Au cours des derniers mois, deux institutions universitaires canadiennes ont fait les manchettes en lien avec des événements odieux, de gravité variable cependant, impliquant leurs étudiants. Retour et réflexion sur la réaction et la gestion de crise des universités concernées.

En décembre dernier, une controverse a éclaté à l'Université Dalhousie, en Nouvelle-Écosse, relativement à des propos misogynes et dégradants, à caractère sexuel, échangés sur une page Facebook entre 13 étudiants de la Faculté de médecine dentaire, membres du groupe DDS 2015 Gentlemen. Aucune accusation criminelle n'a cependant été portée et l'université a choisi de mettre sur pied un processus de justice réparatrice, de séparer les étudiants du reste de la classe et de suspendre leurs stages cliniques.

Or, l'université a depuis essuyé de sévères critiques pour sa gestion de la situation, par l'entremise des signataires d'une pétition, de divers ordres professionnels de dentistes, d'étudiantes visées par les commentaires humiliants et de professeurs, qui ont tour à tour exigé que l'identité des étudiants soit révélée, que des mesures punitives plus sévères soient imposées et que soit abandonné le processus de justice réparatrice.

Pourtant, un processus de justice réparatrice et participative, loin d'être une obscure manoeuvre de camouflage, doit se dérouler selon les règles de l'université, dans le respect des victimes et la confidentialité des individus concernés. Les victimes ont l'occasion d'exprimer l'impact des actes reprochés sur leur vie et de recevoir des réponses aux questions qui les hantent.
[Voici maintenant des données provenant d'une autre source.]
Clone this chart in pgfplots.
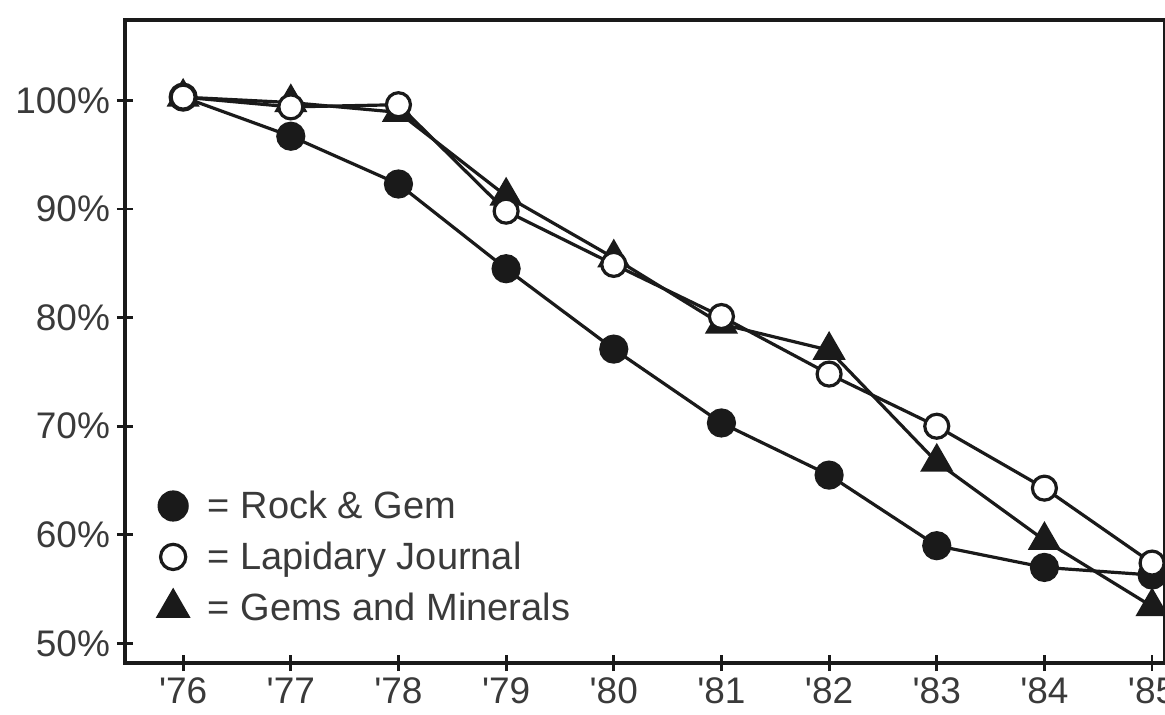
\documentclass[border=0pt]{standalone}
\usepackage{fontspec}
\setmainfont{Liberation Sans}
\usepackage{pgfplots}
\pgfplotsset{compat=1.18}
\definecolor{ink}{HTML}{1A1A1A}
\definecolor{txt}{HTML}{3A3A3A}
\begin{document}
\begin{tikzpicture}
\begin{axis}[
  at={(0,0)}, anchor=south west,
  scale only axis, width=520pt, height=321.5pt,
  xmin=-0.54, xmax=9.12, ymin=48.2, ymax=107.4,
  axis line style={ink, line width=1.6pt},
  xtick={0,...,9},
  xticklabels={\textquotesingle 76,\textquotesingle 77,\textquotesingle 78,\textquotesingle 79,\textquotesingle 80,\textquotesingle 81,\textquotesingle 82,\textquotesingle 83,\textquotesingle 84,\textquotesingle 85},
  ytick={50,60,...,100},
  yticklabel={\pgfmathprintnumber{\tick}\%},
  tick style={ink, line width=1.4pt}, major tick length=8pt, tick align=center,
  xtick pos=bottom, ytick pos=left,
  tick label style={font=\fontsize{18.5}{21}\selectfont, text=txt},
  /pgf/number format/assume math mode=true,
  legend style={at={(0.026,0.281)}, anchor=north west, draw=none, fill=none,
    font=\fontsize{19}{22}\selectfont, text=txt, row sep=6.2pt, column sep=8pt},
  legend cell align=left,
  every axis plot/.append style={ink, line width=1.6pt},
]
\addlegendimage{only marks, mark=*, mark size=7pt, ink, fill=ink}
\addlegendentry{= Rock \& Gem}
\addlegendimage{only marks, mark=*, mark size=6.3pt, ink, line width=1.6pt, mark options={fill=white}}
\addlegendentry{= Lapidary Journal}
\addlegendimage{only marks, mark=triangle*, mark size=8.5pt, ink, fill=ink}
\addlegendentry{= Gems and Minerals}
% Rock & Gem
\addplot[mark=*, mark size=6.5pt, mark options={fill=ink}] coordinates {
(0,100.3) (1,96.7) (2,92.3) (3,84.5) (4,77.1) (5,70.3) (6,65.5) (7,59.0) (8,57.0) (9,56.3)};
% Gems and Minerals
\addplot[mark=triangle*, mark size=8pt, mark options={fill=ink}] coordinates {
(0,100.3) (1,99.8) (2,98.9) (3,91.2) (4,85.5) (5,79.4) (6,77.0) (7,66.7) (8,59.5) (9,53.4)};
% Lapidary Journal
\addplot[mark=*, mark size=6pt, mark options={fill=white}] coordinates {
(0,100.3) (1,99.4) (2,99.6) (3,89.8) (4,84.9) (5,80.1) (6,74.8) (7,70.0) (8,64.3) (9,57.4)};
\end{axis}
\pgfresetboundingbox
\path[use as bounding box] (-62.5pt,-25.5pt) rectangle (520pt,331.5pt);
\end{tikzpicture}
\end{document}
Les auteurs des gestes peuvent raconter le contexte de leurs écarts et tenter de redresser la situation avec les victimes par certaines formes de compensation. Évidemment, les conséquences et sanctions imposées doivent par ailleurs être justes et proportionnelles à la gravité des gestes commis.

Ryan Millet, un des 13 membres du groupe DDS 2015 Gentlemen, a néanmoins choisi de s'exclure de ce processus pour tirer à boulets rouges sur l'université, estimant avoir été ciblé injustement et jugé coupable par association. C'est son droit le plus strict de partir en guerre contre l'institution, bien que sa démarche s'avère précoce et qu'il sera bien malvenu de plaider ultérieurement une atteinte à sa réputation alors qu'il a lui-même renoncé, avec cette bruyante sortie, à la confidentialité offerte par le processus administratif.

Les Gee-Gees

Les incidents survenus à l'Université Dalhousie ont été précédés par le dépôt d'accusations d'agression sexuelle contre deux anciens hockeyeurs de l'équipe des Gee-Gees de l'Université d'Ottawa. L'université a réagi en commandant une enquête interne et en suspendant les activités de l'équipe de hockey après que le rapport eût fait état de violations généralisées des règles de conduite de l'université au sein de l'équipe. L'institution a depuis annoncé son intention de reconstruire le programme de hockey et d'établir de nouvelles lignes de conduite pour mieux encadrer les étudiants-athlètes.

Mais voilà que 22 anciens joueurs des Gee-Gees viennent de déposer une demande de recours collectif de 6 millions, alléguant avoir été injustement associés aux accusations d'agression sexuelle et avoir subi des préjudices à la suite de la décision de l'université de suspendre son programme de hockey. 

On reproche donc à l'université d'être intervenue selon ses procédures administratives pour corriger un climat malsain à l'intérieur d'un de ses programmes. On imagine pourtant assez facilement le tollé qu'aurait provoqué l'inaction de l'institution devant les révélations de comportements déshonorants généralisés. Comme disent les Anglais, «Damned if you do, damned if you don't».

Je ne prétends pas qu'il faille s'incliner les yeux fermés devant les décisions prises par les universités pour gérer ces crises. Cependant, la précipitation avec laquelle certains montent aux barricades laisse peu de chance aux autorités de faire leur travail et alimentent la méfiance à l'égard de processus de justice administrative qui, sans être parfaits, se veulent rigoureux et équitables.